Honda Classic: Articles, photos and videos


That’s good news for Woods, who has yet to find a reliable tee shot. Clearly, he is most comfortable playing a fade and wants to take the left side of the course out of play, but in competition he’s been plagued by a two-way miss.

In two starts this year, Woods has hit only 36 percent of the fairways, no matter if he was using driver, fairway wood or long iron.

Unfortunately, Woods is unlikely to gain any significant insight into his driver play this week. PGA National’s Champion Course isn’t overly long, but there is water on 15 of the 18 holes. As a result, he said he likely will hit driver only four times a round, maybe five, and otherwise rely on his 3-wood and 2-iron. 

Said Rory McIlroy: “Being conservative off the tee is something that you have to do here to play well.”

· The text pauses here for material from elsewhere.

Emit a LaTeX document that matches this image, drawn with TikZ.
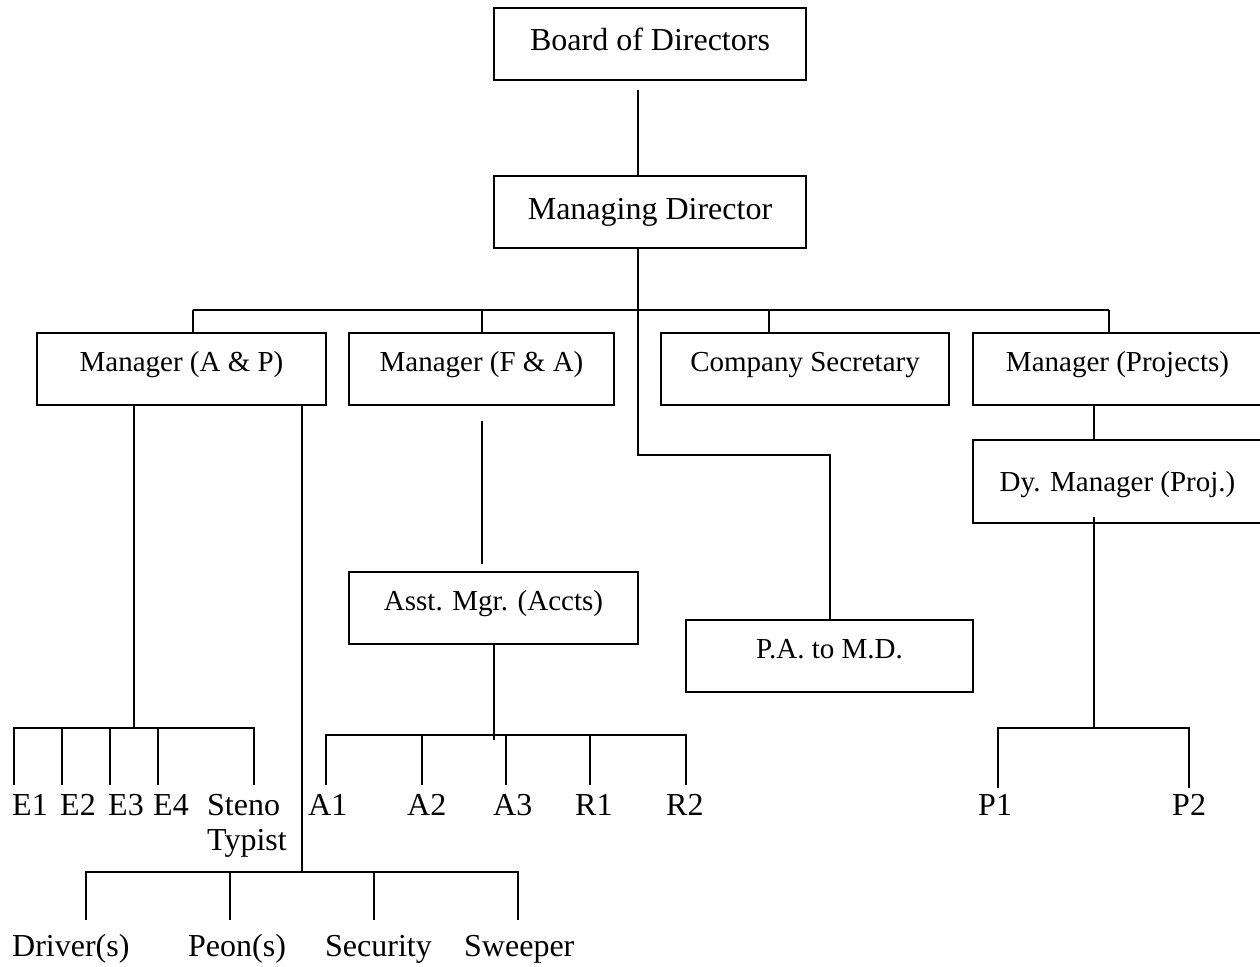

That won’t be the case at Augusta.

3. Clean up his iron play

As wayward as Woods has been off the tee, his iron play hasn’t impressed, either.

At Riviera, he hit only 16 greens in regulation – his fewest in a Tour event as a professional. Of course, Woods’ chances of hitting the green are reduced when he’s playing from the thick rough, sand and trees, but he also misfired on six of the eight par 3s.

Even when Woods does find the green, he’s not close enough to the hole. Had he played enough rounds to qualify, his proximity to the hole (39 feet, 7 inches) would rank 161st on Tour.

That won’t be good enough at Augusta, where distance control and precision are paramount.

Perhaps that’s why Justin Thomas said last week what many of us were thinking: “I would say he’s a pretty good ways away.”

4. Get into contention somewhere

As much as he would have liked to pick off a win on the West Coast, Woods said that it’s not a prerequisite to have a chance at the Masters. He cited 2010, when he tied for fourth despite taking four months off after the fallout from his scandal.

In reality, though, there hasn’t been an out-of-nowhere Masters champion since Charl Schwartzel in 2011. Since then, every player who eventually donned the green jacket either already had a win that year or at least a top-3 finish worldwide.

“I would like to play well,” Woods said. “I would like to win golf tournaments leading into it. The years I’ve won there, I’ve played really well early.”

Indeed, he had at least one win in all of the years he went on to win the Masters (1997, 2000, ’01, ’05). Throw in the fact that Woods is nearly five years removed from his last Tour title, and it’s reasonable to believe that he at least needs to get himself into contention before he can seriously entertain winning another major.

And so that’s why he’s here at the Honda, trying to find his game with seven weeks to go. 

“It’s tournament reps,” he said, “and I need tournament reps.”

Add that to the rest of his pre-Masters checklist.